The emergence of a deadly new illness, Acquired Immunodeficiency Syndrome (AIDS), simultaneously devastated, stigmatized, and energized the nation’s homosexual community. When AIDS appeared in the early 1980s, most of its victims were gay men. For a time the disease was known as GRID—Gay-Related Immunodeficiency Disorder. The epidemic rekindled older pseudo-scientific ideas about inherently diseased nature of homosexual bodies.

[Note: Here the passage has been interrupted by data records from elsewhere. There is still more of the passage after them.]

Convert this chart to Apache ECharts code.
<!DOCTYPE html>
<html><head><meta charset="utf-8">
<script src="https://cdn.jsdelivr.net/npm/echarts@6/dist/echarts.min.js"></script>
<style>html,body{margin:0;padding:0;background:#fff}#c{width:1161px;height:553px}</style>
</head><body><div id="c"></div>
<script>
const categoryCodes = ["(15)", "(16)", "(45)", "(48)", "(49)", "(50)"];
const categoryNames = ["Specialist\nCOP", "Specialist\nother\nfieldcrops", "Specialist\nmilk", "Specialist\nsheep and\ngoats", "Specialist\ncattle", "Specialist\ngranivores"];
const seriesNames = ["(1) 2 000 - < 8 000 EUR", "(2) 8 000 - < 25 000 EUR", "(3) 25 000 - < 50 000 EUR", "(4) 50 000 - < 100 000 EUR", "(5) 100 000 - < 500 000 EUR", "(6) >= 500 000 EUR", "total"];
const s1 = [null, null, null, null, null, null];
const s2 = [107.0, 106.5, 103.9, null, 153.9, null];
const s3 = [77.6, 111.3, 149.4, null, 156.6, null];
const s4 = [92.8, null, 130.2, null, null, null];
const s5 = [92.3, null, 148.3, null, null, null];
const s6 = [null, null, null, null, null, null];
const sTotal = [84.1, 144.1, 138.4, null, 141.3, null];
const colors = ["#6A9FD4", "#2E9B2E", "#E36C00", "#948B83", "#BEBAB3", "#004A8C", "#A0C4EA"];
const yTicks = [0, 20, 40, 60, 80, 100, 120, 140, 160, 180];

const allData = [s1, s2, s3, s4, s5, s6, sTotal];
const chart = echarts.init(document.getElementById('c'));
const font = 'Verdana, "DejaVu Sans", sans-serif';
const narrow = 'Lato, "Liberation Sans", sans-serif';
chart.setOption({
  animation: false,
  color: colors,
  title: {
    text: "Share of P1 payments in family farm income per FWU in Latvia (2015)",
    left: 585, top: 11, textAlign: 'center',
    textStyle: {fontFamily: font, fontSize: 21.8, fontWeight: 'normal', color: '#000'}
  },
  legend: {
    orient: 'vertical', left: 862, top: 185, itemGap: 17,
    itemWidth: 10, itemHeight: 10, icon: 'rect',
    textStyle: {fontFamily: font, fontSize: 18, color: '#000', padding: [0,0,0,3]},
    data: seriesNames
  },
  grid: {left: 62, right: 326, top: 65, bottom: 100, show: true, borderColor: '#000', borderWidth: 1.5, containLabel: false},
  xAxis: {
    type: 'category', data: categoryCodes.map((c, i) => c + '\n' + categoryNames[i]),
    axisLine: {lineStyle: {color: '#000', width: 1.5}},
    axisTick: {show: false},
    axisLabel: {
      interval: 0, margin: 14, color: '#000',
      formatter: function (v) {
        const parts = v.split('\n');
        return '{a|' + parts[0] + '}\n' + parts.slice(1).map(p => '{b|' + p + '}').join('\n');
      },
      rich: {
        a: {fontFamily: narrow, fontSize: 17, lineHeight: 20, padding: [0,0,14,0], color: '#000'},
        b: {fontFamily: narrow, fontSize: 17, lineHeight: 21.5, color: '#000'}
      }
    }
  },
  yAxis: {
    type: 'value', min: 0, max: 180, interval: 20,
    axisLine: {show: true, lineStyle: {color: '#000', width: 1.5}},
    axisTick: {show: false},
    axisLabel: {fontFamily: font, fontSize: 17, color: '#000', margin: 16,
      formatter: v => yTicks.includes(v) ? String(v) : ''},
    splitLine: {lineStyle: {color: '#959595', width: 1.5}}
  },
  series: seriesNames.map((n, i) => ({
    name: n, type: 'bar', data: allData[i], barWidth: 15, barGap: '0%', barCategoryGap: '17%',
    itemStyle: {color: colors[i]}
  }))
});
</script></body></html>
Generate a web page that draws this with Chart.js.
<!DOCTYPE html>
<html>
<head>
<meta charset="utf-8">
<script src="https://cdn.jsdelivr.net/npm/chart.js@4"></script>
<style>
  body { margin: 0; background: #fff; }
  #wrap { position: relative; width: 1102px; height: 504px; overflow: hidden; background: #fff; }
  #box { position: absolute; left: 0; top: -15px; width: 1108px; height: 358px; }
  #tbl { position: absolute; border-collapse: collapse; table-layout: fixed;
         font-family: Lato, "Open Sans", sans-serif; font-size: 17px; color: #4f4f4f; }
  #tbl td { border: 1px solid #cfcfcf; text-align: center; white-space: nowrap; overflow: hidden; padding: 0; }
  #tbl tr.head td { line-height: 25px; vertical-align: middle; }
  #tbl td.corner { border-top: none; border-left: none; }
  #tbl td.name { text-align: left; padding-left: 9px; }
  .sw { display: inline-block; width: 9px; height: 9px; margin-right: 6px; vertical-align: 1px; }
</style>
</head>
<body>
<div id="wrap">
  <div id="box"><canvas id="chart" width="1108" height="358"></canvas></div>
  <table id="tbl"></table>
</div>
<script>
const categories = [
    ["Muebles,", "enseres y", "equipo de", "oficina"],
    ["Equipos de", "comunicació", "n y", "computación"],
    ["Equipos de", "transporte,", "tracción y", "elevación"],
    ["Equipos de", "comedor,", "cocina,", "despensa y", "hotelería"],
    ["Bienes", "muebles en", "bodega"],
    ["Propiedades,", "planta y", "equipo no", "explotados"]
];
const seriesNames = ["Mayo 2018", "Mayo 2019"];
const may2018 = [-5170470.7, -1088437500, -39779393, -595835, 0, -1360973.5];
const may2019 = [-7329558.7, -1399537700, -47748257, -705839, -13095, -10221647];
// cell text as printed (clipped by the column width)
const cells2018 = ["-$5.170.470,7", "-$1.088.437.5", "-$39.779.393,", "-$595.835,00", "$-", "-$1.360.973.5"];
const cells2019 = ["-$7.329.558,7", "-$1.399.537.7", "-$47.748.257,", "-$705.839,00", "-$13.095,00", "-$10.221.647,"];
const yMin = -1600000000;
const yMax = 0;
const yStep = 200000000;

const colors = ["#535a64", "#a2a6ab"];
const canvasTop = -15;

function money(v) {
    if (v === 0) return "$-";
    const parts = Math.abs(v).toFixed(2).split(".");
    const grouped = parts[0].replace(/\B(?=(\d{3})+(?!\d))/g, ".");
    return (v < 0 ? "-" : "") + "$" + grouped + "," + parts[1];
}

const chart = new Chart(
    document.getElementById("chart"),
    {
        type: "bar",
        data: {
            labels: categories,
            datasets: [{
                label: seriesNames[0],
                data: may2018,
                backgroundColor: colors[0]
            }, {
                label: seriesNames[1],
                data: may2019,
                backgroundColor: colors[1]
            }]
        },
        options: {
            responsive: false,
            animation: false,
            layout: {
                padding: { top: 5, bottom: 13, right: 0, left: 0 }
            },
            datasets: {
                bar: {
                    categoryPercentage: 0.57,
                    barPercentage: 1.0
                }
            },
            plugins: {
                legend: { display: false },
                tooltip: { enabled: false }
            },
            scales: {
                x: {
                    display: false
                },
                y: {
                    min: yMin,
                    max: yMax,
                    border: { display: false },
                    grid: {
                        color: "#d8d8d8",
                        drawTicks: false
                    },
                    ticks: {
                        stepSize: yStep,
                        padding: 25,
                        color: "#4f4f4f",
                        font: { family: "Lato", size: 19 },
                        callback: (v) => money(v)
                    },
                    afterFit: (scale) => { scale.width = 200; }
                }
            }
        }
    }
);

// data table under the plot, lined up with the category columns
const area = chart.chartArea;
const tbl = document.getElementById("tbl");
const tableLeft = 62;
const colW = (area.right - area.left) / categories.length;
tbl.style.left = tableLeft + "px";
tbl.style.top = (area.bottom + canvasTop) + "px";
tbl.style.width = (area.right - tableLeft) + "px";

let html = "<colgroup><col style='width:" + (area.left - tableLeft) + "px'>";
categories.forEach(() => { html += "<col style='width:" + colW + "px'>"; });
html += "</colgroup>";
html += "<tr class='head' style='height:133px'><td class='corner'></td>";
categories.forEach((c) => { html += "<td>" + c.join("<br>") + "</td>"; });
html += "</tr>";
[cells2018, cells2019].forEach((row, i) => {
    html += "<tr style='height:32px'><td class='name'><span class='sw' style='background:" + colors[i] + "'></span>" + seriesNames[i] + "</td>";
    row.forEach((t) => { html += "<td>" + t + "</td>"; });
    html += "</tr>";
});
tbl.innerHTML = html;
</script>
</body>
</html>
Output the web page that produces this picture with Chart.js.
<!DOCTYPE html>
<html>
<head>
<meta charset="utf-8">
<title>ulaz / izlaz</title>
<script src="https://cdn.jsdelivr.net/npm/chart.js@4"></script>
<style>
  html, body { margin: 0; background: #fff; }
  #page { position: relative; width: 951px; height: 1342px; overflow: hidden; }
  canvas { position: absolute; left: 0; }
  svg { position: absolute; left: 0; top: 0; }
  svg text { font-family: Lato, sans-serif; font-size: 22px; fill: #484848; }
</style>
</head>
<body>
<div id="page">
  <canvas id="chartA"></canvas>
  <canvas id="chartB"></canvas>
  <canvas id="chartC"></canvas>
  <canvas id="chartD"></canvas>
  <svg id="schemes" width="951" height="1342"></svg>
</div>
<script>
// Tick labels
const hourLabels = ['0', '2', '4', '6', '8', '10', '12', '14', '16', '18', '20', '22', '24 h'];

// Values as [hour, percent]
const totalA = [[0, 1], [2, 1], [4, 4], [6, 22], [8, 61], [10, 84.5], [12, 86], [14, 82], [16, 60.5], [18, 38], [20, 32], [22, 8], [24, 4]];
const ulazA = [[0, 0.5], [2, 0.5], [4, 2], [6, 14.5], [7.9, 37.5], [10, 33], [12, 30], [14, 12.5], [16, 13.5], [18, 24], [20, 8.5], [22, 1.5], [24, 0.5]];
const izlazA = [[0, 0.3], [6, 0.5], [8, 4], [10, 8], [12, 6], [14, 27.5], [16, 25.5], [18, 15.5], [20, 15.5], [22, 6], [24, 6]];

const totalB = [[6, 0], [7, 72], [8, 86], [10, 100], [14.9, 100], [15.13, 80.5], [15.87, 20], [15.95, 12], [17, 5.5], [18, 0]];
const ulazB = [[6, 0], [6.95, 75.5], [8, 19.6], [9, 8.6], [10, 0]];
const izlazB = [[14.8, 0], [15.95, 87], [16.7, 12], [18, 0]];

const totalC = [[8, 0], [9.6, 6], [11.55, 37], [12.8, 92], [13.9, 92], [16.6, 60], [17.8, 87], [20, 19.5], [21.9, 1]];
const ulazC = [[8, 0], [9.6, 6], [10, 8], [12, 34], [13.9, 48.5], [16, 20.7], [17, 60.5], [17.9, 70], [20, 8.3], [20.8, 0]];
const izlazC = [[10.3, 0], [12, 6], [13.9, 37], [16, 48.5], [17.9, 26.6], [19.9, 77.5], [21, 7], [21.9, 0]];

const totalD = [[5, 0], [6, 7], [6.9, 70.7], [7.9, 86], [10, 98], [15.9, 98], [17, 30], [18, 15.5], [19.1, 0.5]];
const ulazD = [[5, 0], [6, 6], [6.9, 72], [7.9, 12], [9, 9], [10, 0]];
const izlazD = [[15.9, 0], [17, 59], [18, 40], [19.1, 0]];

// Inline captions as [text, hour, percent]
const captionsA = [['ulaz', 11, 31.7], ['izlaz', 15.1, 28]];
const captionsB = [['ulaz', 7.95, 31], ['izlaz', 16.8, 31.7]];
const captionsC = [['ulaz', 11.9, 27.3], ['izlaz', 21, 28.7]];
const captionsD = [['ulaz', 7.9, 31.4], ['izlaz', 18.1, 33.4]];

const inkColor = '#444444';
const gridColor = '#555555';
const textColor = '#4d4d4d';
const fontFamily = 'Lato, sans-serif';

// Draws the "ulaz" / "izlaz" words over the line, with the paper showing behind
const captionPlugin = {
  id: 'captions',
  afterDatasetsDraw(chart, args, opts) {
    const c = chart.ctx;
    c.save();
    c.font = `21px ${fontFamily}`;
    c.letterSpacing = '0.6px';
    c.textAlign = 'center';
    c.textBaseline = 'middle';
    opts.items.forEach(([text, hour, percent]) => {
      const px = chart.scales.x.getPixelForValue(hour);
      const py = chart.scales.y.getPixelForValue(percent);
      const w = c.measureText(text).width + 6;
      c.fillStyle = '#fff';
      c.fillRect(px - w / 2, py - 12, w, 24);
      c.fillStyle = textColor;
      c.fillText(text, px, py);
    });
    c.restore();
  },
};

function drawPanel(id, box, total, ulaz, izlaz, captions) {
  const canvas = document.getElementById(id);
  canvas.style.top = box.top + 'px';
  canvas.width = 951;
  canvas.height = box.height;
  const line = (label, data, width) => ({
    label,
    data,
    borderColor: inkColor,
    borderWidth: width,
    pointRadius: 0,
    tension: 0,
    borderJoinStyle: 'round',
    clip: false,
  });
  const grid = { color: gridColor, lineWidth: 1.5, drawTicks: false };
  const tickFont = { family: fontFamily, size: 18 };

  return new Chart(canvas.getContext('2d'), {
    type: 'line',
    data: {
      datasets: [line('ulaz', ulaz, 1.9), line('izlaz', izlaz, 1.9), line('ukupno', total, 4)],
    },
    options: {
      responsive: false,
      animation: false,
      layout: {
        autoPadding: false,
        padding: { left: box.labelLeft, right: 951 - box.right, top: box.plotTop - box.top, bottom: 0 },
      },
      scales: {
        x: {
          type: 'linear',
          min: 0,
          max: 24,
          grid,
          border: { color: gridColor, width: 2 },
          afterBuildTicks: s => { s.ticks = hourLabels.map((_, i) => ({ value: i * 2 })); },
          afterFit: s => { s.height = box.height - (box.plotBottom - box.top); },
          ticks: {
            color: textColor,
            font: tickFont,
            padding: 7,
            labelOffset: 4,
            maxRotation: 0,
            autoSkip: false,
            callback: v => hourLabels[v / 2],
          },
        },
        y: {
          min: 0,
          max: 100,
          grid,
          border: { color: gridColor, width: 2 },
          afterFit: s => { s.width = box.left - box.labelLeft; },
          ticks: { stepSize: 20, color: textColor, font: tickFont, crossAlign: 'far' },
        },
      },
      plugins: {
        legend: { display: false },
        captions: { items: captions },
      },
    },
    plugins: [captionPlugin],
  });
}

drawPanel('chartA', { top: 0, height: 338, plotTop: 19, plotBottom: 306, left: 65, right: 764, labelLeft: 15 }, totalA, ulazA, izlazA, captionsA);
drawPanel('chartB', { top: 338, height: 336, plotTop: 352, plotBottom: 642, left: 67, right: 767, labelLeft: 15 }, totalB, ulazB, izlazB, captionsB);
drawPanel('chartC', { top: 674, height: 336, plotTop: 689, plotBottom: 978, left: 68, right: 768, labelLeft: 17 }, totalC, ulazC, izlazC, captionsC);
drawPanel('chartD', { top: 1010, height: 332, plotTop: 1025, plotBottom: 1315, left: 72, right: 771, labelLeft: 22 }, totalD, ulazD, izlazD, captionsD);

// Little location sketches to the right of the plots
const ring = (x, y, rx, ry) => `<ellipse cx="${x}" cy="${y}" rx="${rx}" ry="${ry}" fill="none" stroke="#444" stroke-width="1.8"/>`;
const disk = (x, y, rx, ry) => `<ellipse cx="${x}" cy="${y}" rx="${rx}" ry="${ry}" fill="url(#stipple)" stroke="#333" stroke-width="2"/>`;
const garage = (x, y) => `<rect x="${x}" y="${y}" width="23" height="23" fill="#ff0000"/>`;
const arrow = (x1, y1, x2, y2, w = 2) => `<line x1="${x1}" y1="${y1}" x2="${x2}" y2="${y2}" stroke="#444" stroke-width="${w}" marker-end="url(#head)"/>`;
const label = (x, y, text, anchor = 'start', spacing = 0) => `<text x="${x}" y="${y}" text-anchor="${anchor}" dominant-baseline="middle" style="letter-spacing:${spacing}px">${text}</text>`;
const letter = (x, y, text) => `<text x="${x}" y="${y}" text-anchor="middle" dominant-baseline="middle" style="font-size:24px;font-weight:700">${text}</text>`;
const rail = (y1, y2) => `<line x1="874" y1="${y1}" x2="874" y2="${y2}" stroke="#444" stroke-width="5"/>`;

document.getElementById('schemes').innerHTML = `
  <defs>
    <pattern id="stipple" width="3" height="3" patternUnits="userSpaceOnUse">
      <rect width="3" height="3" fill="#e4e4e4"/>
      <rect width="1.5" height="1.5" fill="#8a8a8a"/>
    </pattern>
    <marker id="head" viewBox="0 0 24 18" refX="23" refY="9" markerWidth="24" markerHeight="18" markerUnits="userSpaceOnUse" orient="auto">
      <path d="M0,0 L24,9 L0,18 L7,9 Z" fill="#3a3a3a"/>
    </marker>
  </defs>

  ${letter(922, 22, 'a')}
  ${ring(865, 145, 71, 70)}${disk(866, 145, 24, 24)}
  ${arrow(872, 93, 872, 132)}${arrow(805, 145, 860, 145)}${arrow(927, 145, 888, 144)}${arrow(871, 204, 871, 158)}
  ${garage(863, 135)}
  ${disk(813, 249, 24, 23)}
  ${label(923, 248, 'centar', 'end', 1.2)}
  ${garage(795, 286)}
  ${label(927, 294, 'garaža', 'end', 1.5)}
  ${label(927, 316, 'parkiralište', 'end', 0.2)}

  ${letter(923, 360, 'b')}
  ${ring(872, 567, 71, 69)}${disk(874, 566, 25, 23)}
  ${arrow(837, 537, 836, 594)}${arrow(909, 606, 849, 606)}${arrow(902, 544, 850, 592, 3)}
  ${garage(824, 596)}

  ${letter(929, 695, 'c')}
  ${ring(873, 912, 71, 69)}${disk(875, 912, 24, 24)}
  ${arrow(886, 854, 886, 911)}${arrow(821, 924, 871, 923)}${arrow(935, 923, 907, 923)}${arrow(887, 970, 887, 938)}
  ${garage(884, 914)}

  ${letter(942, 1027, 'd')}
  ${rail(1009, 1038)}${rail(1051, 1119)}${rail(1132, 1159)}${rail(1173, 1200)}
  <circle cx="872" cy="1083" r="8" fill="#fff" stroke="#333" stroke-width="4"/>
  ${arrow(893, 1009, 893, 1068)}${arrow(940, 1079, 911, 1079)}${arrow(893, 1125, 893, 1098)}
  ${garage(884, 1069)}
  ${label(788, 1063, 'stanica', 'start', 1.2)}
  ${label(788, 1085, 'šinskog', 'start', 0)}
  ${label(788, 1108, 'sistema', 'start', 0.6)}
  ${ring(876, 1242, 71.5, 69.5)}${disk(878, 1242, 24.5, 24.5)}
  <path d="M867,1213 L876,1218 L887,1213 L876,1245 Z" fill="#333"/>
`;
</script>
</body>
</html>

The Reagan administration met the issue with indifference, leading Congressman Henry Waxman to rage that “if the same disease had appeared among Americans of Norwegian descent…rather than among gay males, the response of both the government and the medical community would be different.” Some religious figures seemed to relish the opportunity to condemn homosexual activity; Catholic columnist Patrick Buchanan remarked that “the sexual revolution has begun to devour its children.” Homosexuals were left to forge their own response to the crisis. Some turned to confrontation—like New York playwright Larry Kramer. Kramer founded the Gay Men’s Health Crisis, which demanded a more proactive response to the epidemic. Others sought to humanize AIDS victims; this was the goal of the AIDS Memorial Quilt, a commemorative project begun in 1985. By the middle of the decade the federal government began to address the issue haltingly. Surgeon General C. Everett Koop, an evangelical Christian, called for more federal funding on AIDS-related research, much to the dismay of critics on the religious right. By 1987 government spending on AIDS-related research reached $500 million—still only 25% of what experts advocated. In 1987 Reagan convened a presidential commission on AIDS; the commission’s report called for anti-discrimination laws to protect AIDS victims and for more federal spending on AIDS research. The shift encouraged activists. Nevertheless, on issues of abortion and gay rights—as with the push for racial equality—activists spent the 1980s preserving the status quo rather than building on previous gains. This amounted to a significant victory for the New Right.